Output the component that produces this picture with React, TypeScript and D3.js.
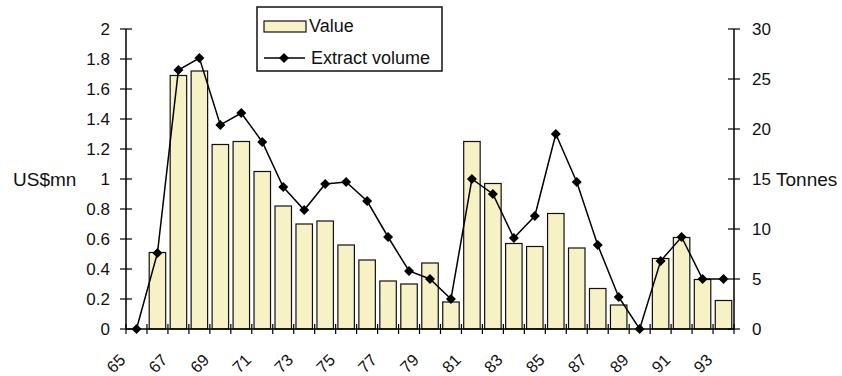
import React from "react";
import * as d3 from "d3";

// Year labels (19xx) and the two series plotted against them
const YEARS = [65, 66, 67, 68, 69, 70, 71, 72, 73, 74, 75, 76, 77, 78, 79, 80, 81, 82, 83, 84, 85, 86, 87, 88, 89, 90, 91, 92, 93];
const VALUE_USD_MN = [0, 0.51, 1.69, 1.72, 1.23, 1.25, 1.05, 0.82, 0.70, 0.72, 0.56, 0.46, 0.32, 0.30, 0.44, 0.18, 1.25, 0.97, 0.57, 0.55, 0.77, 0.54, 0.27, 0.16, 0, 0.47, 0.61, 0.33, 0.19];
const EXTRACT_TONNES = [0, 7.6, 25.9, 27.1, 20.4, 21.6, 18.7, 14.2, 11.9, 14.5, 14.7, 12.8, 9.2, 5.8, 5.0, 3.0, 15.0, 13.5, 9.1, 11.3, 19.5, 14.7, 8.4, 3.2, 0, 6.8, 9.2, 5.0, 5.0];

const LEFT_TICKS = [0, 0.2, 0.4, 0.6, 0.8, 1, 1.2, 1.4, 1.6, 1.8, 2];
const RIGHT_TICKS = [0, 5, 10, 15, 20, 25, 30];
const LABELLED_YEARS = [65, 67, 69, 71, 73, 75, 77, 79, 81, 83, 85, 87, 89, 91, 93];

const W = 842;
const H = 376;
const X0 = 126;
const X1 = 734;
const Y_TOP = 29;
const Y_BOT = 329;
const FONT = "'Liberation Sans', Arial, Helvetica, sans-serif";
const BAR_FILL = "#F7F2C6";

export default function App() {
  const pad = 0.214;
  const x = d3.scaleBand<number>().domain(YEARS).range([X0, X1]).paddingInner(pad).paddingOuter(pad / 2);
  const step = x.step();
  const yL = d3.scaleLinear().domain([0, 2]).range([Y_BOT, Y_TOP]);
  const yR = d3.scaleLinear().domain([0, 30]).range([Y_BOT, Y_TOP]);
  const fmt = d3.format("~g");
  const cx = (yr: number) => (x(yr) as number) + x.bandwidth() / 2;

  const linePath = d3
    .line<number>()
    .x((_, i) => cx(YEARS[i]))
    .y((d) => yR(d))(EXTRACT_TONNES) as string;

  const diamond = (px: number, py: number, r = 5) =>
    `M${px},${py - r}L${px + r},${py}L${px},${py + r}L${px - r},${py}Z`;

  const boundaries = d3.range(YEARS.length + 1).map((k) => X0 + k * step);

  return (
    <div style={{ position: "absolute", left: 0, top: 0 }}>
      <svg width={W} height={H} style={{ display: "block", background: "#fff" }} fontFamily={FONT}>
        {/* bars: value in US$ million */}
        {YEARS.map((yr, i) =>
          VALUE_USD_MN[i] > 0 ? (
            <rect
              key={"b" + yr}
              x={x(yr)}
              y={yL(VALUE_USD_MN[i])}
              width={x.bandwidth()}
              height={Y_BOT - yL(VALUE_USD_MN[i])}
              fill={BAR_FILL}
              stroke="#111"
              strokeWidth={1.2}
            />
          ) : null
        )}

        {/* x axis with category-boundary ticks */}
        <line x1={X0} x2={X1} y1={Y_BOT} y2={Y_BOT} stroke="#000" strokeWidth={1.5} />
        {boundaries.map((bx, k) => (
          <line key={"xt" + k} x1={bx} x2={bx} y1={Y_BOT - 5} y2={Y_BOT + 5} stroke="#000" strokeWidth={1.2} />
        ))}
        {LABELLED_YEARS.map((yr) => {
          const ax = cx(yr) - 10;
          const ay = 361;
          return (
            <text
              key={"xl" + yr}
              x={ax}
              y={ay}
              textAnchor="end"
              fontSize={16.5}
              fill="#111"
              transform={`rotate(-45 ${ax} ${ay})`}
            >
              {yr}
            </text>
          );
        })}

        {/* left axis */}
        <line x1={X0} x2={X0} y1={Y_TOP} y2={Y_BOT} stroke="#000" strokeWidth={1.5} />
        {LEFT_TICKS.map((t) => (
          <g key={"lt" + t}>
            <line x1={X0 - 6} x2={X0 + 6} y1={yL(t)} y2={yL(t)} stroke="#000" strokeWidth={1.2} />
            <text x={110} y={yL(t)} dy="0.36em" textAnchor="end" fontSize={17} fill="#111">
              {fmt(t)}
            </text>
          </g>
        ))}
        <text x={13} y={yL(1)} dy="0.36em" fontSize={19} fill="#111">
          US$mn
        </text>

        {/* right axis */}
        <line x1={X1} x2={X1} y1={Y_TOP} y2={Y_BOT} stroke="#000" strokeWidth={1.5} />
        {RIGHT_TICKS.map((t) => (
          <g key={"rt" + t}>
            <line x1={X1 - 6} x2={X1 + 6} y1={yR(t)} y2={yR(t)} stroke="#000" strokeWidth={1.2} />
            <text x={752} y={yR(t)} dy="0.36em" textAnchor="start" fontSize={17} fill="#111">
              {t}
            </text>
          </g>
        ))}
        <text x={776} y={yR(15)} dy="0.36em" fontSize={19} fill="#111">
          Tonnes
        </text>

        {/* extract volume line */}
        <path d={linePath} fill="none" stroke="#000" strokeWidth={1.5} />
        {EXTRACT_TONNES.map((v, i) => (
          <path key={"m" + i} d={diamond(cx(YEARS[i]), yR(v))} fill="#000" />
        ))}

        {/* legend */}
        <rect x={257} y={7} width={185} height={64} fill="#fff" stroke="#111" strokeWidth={1.5} />
        <rect x={264} y={21} width={42} height={11} fill={BAR_FILL} stroke="#111" strokeWidth={1.2} />
        <text x={309} y={32} fontSize={18} fill="#111">
          Value
        </text>
        <line x1={264} x2={305} y1={58} y2={58} stroke="#000" strokeWidth={1.5} />
        <path d={diamond(284, 58)} fill="#000" />
        <text x={311} y={64} fontSize={18} fill="#111">
          Extract volume
        </text>
      </svg>
    </div>
  );
}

To do —
Transcribe the preceding listing in its entirety and with exact wording, leaving out pictures.

Solution for this task —
Output the component that produces this picture with React, TypeScript and D3.js.
import React from "react";
import * as d3 from "d3";

// Year labels (19xx) and the two series plotted against them
const YEARS = [65, 66, 67, 68, 69, 70, 71, 72, 73, 74, 75, 76, 77, 78, 79, 80, 81, 82, 83, 84, 85, 86, 87, 88, 89, 90, 91, 92, 93];
const VALUE_USD_MN = [0, 0.51, 1.69, 1.72, 1.23, 1.25, 1.05, 0.82, 0.70, 0.72, 0.56, 0.46, 0.32, 0.30, 0.44, 0.18, 1.25, 0.97, 0.57, 0.55, 0.77, 0.54, 0.27, 0.16, 0, 0.47, 0.61, 0.33, 0.19];
const EXTRACT_TONNES = [0, 7.6, 25.9, 27.1, 20.4, 21.6, 18.7, 14.2, 11.9, 14.5, 14.7, 12.8, 9.2, 5.8, 5.0, 3.0, 15.0, 13.5, 9.1, 11.3, 19.5, 14.7, 8.4, 3.2, 0, 6.8, 9.2, 5.0, 5.0];

const LEFT_TICKS = [0, 0.2, 0.4, 0.6, 0.8, 1, 1.2, 1.4, 1.6, 1.8, 2];
const RIGHT_TICKS = [0, 5, 10, 15, 20, 25, 30];
const LABELLED_YEARS = [65, 67, 69, 71, 73, 75, 77, 79, 81, 83, 85, 87, 89, 91, 93];

const W = 842;
const H = 376;
const X0 = 126;
const X1 = 734;
const Y_TOP = 29;
const Y_BOT = 329;
const FONT = "'Liberation Sans', Arial, Helvetica, sans-serif";
const BAR_FILL = "#F7F2C6";

export default function App() {
  const pad = 0.214;
  const x = d3.scaleBand<number>().domain(YEARS).range([X0, X1]).paddingInner(pad).paddingOuter(pad / 2);
  const step = x.step();
  const yL = d3.scaleLinear().domain([0, 2]).range([Y_BOT, Y_TOP]);
  const yR = d3.scaleLinear().domain([0, 30]).range([Y_BOT, Y_TOP]);
  const fmt = d3.format("~g");
  const cx = (yr: number) => (x(yr) as number) + x.bandwidth() / 2;

  const linePath = d3
    .line<number>()
    .x((_, i) => cx(YEARS[i]))
    .y((d) => yR(d))(EXTRACT_TONNES) as string;

  const diamond = (px: number, py: number, r = 5) =>
    `M${px},${py - r}L${px + r},${py}L${px},${py + r}L${px - r},${py}Z`;

  const boundaries = d3.range(YEARS.length + 1).map((k) => X0 + k * step);

  return (
    <div style={{ position: "absolute", left: 0, top: 0 }}>
      <svg width={W} height={H} style={{ display: "block", background: "#fff" }} fontFamily={FONT}>
        {/* bars: value in US$ million */}
        {YEARS.map((yr, i) =>
          VALUE_USD_MN[i] > 0 ? (
            <rect
              key={"b" + yr}
              x={x(yr)}
              y={yL(VALUE_USD_MN[i])}
              width={x.bandwidth()}
              height={Y_BOT - yL(VALUE_USD_MN[i])}
              fill={BAR_FILL}
              stroke="#111"
              strokeWidth={1.2}
            />
          ) : null
        )}

        {/* x axis with category-boundary ticks */}
        <line x1={X0} x2={X1} y1={Y_BOT} y2={Y_BOT} stroke="#000" strokeWidth={1.5} />
        {boundaries.map((bx, k) => (
          <line key={"xt" + k} x1={bx} x2={bx} y1={Y_BOT - 5} y2={Y_BOT + 5} stroke="#000" strokeWidth={1.2} />
        ))}
        {LABELLED_YEARS.map((yr) => {
          const ax = cx(yr) - 10;
          const ay = 361;
          return (
            <text
              key={"xl" + yr}
              x={ax}
              y={ay}
              textAnchor="end"
              fontSize={16.5}
              fill="#111"
              transform={`rotate(-45 ${ax} ${ay})`}
            >
              {yr}
            </text>
          );
        })}

        {/* left axis */}
        <line x1={X0} x2={X0} y1={Y_TOP} y2={Y_BOT} stroke="#000" strokeWidth={1.5} />
        {LEFT_TICKS.map((t) => (
          <g key={"lt" + t}>
            <line x1={X0 - 6} x2={X0 + 6} y1={yL(t)} y2={yL(t)} stroke="#000" strokeWidth={1.2} />
            <text x={110} y={yL(t)} dy="0.36em" textAnchor="end" fontSize={17} fill="#111">
              {fmt(t)}
            </text>
          </g>
        ))}
        <text x={13} y={yL(1)} dy="0.36em" fontSize={19} fill="#111">
          US$mn
        </text>

        {/* right axis */}
        <line x1={X1} x2={X1} y1={Y_TOP} y2={Y_BOT} stroke="#000" strokeWidth={1.5} />
        {RIGHT_TICKS.map((t) => (
          <g key={"rt" + t}>
            <line x1={X1 - 6} x2={X1 + 6} y1={yR(t)} y2={yR(t)} stroke="#000" strokeWidth={1.2} />
            <text x={752} y={yR(t)} dy="0.36em" textAnchor="start" fontSize={17} fill="#111">
              {t}
            </text>
          </g>
        ))}
        <text x={776} y={yR(15)} dy="0.36em" fontSize={19} fill="#111">
          Tonnes
        </text>

        {/* extract volume line */}
        <path d={linePath} fill="none" stroke="#000" strokeWidth={1.5} />
        {EXTRACT_TONNES.map((v, i) => (
          <path key={"m" + i} d={diamond(cx(YEARS[i]), yR(v))} fill="#000" />
        ))}

        {/* legend */}
        <rect x={257} y={7} width={185} height={64} fill="#fff" stroke="#111" strokeWidth={1.5} />
        <rect x={264} y={21} width={42} height={11} fill={BAR_FILL} stroke="#111" strokeWidth={1.2} />
        <text x={309} y={32} fontSize={18} fill="#111">
          Value
        </text>
        <line x1={264} x2={305} y1={58} y2={58} stroke="#000" strokeWidth={1.5} />
        <path d={diamond(284, 58)} fill="#000" />
        <text x={311} y={64} fontSize={18} fill="#111">
          Extract volume
        </text>
      </svg>
    </div>
  );
}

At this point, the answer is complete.